- [Information shown]
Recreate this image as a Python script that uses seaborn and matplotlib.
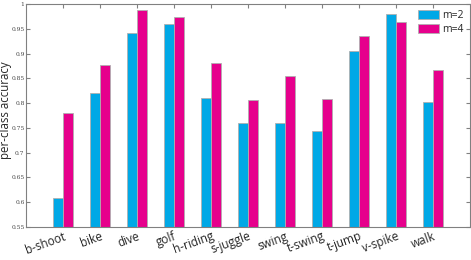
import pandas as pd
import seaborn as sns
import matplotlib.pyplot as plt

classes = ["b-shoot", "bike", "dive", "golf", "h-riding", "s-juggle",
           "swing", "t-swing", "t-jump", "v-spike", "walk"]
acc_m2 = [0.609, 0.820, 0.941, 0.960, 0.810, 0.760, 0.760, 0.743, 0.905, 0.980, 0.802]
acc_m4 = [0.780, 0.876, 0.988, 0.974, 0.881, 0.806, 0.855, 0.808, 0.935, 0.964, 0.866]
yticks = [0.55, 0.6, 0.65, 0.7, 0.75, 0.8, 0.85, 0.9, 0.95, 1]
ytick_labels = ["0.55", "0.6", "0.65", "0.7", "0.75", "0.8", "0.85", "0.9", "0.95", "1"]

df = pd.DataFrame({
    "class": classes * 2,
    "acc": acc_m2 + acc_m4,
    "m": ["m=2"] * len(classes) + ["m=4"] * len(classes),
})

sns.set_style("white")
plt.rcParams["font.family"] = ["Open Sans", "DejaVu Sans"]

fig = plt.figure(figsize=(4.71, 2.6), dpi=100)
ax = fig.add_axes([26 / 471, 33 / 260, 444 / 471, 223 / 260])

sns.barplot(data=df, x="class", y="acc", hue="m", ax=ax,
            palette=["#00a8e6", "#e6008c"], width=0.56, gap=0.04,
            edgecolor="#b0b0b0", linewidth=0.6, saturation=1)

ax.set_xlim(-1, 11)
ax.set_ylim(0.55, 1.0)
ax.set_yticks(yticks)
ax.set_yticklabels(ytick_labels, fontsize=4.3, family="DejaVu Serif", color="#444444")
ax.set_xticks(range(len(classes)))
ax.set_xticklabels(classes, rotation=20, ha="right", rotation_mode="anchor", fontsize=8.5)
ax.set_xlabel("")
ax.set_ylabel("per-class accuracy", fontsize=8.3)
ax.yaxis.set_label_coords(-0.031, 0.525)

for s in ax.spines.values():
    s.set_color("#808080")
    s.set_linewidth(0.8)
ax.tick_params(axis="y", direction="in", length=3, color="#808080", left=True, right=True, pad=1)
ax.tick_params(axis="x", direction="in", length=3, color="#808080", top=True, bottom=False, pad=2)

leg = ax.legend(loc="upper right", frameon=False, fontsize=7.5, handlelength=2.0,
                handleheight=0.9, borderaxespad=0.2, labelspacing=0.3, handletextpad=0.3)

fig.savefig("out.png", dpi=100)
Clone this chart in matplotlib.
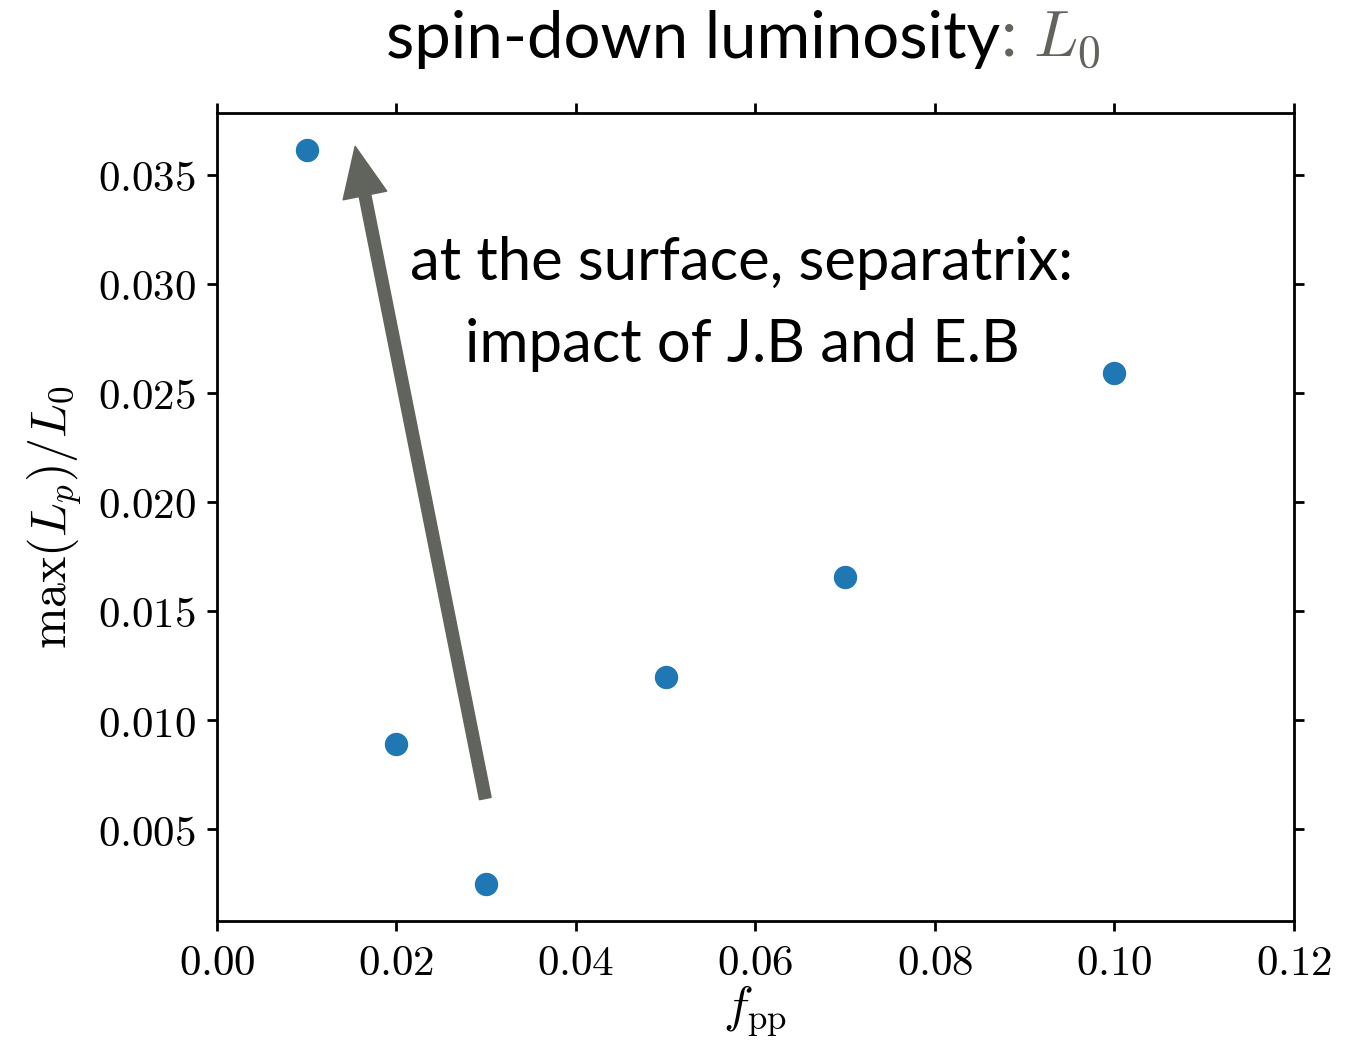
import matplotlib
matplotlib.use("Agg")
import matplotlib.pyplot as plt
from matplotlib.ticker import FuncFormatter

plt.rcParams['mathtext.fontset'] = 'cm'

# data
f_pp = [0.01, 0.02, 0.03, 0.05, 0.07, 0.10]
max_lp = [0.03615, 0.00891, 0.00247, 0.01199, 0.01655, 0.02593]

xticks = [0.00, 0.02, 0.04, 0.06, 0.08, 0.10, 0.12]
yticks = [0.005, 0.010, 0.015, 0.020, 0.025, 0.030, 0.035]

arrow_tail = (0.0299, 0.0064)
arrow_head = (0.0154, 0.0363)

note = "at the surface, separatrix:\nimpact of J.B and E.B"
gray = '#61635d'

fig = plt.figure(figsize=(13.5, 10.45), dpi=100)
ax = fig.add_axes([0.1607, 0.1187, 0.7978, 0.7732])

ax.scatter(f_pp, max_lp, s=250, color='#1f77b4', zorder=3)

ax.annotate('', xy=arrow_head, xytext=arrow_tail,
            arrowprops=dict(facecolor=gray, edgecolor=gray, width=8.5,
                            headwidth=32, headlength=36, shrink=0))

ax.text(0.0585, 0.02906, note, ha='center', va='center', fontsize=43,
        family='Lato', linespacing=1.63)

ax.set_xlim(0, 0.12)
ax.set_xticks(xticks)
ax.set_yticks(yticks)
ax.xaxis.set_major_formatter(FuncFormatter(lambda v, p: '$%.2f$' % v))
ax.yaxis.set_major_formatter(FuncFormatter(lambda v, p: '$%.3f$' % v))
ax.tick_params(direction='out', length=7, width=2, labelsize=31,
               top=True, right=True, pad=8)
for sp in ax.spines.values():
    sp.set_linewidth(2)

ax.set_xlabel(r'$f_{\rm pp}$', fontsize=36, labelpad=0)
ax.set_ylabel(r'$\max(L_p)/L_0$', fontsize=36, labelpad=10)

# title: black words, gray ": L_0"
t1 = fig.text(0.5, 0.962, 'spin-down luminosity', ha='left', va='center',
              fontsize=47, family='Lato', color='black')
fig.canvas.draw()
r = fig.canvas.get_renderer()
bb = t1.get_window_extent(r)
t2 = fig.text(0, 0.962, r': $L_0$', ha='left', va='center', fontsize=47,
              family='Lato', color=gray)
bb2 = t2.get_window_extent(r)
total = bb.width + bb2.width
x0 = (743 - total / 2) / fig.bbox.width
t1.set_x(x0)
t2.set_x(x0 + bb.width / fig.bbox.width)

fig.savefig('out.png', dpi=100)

- [Exercise]
Begin with the line that contains "Clone this chart in matplotlib." and end with the line that contains "headwidth=32, headlength=36, shrink=0))"; write out both and all lines between exactly, but no pictures.

- [Solved exercise]
Clone this chart in matplotlib.
import matplotlib
matplotlib.use("Agg")
import matplotlib.pyplot as plt
from matplotlib.ticker import FuncFormatter

plt.rcParams['mathtext.fontset'] = 'cm'

# data
f_pp = [0.01, 0.02, 0.03, 0.05, 0.07, 0.10]
max_lp = [0.03615, 0.00891, 0.00247, 0.01199, 0.01655, 0.02593]

xticks = [0.00, 0.02, 0.04, 0.06, 0.08, 0.10, 0.12]
yticks = [0.005, 0.010, 0.015, 0.020, 0.025, 0.030, 0.035]

arrow_tail = (0.0299, 0.0064)
arrow_head = (0.0154, 0.0363)

note = "at the surface, separatrix:\nimpact of J.B and E.B"
gray = '#61635d'

fig = plt.figure(figsize=(13.5, 10.45), dpi=100)
ax = fig.add_axes([0.1607, 0.1187, 0.7978, 0.7732])

ax.scatter(f_pp, max_lp, s=250, color='#1f77b4', zorder=3)

ax.annotate('', xy=arrow_head, xytext=arrow_tail,
            arrowprops=dict(facecolor=gray, edgecolor=gray, width=8.5,
                            headwidth=32, headlength=36, shrink=0))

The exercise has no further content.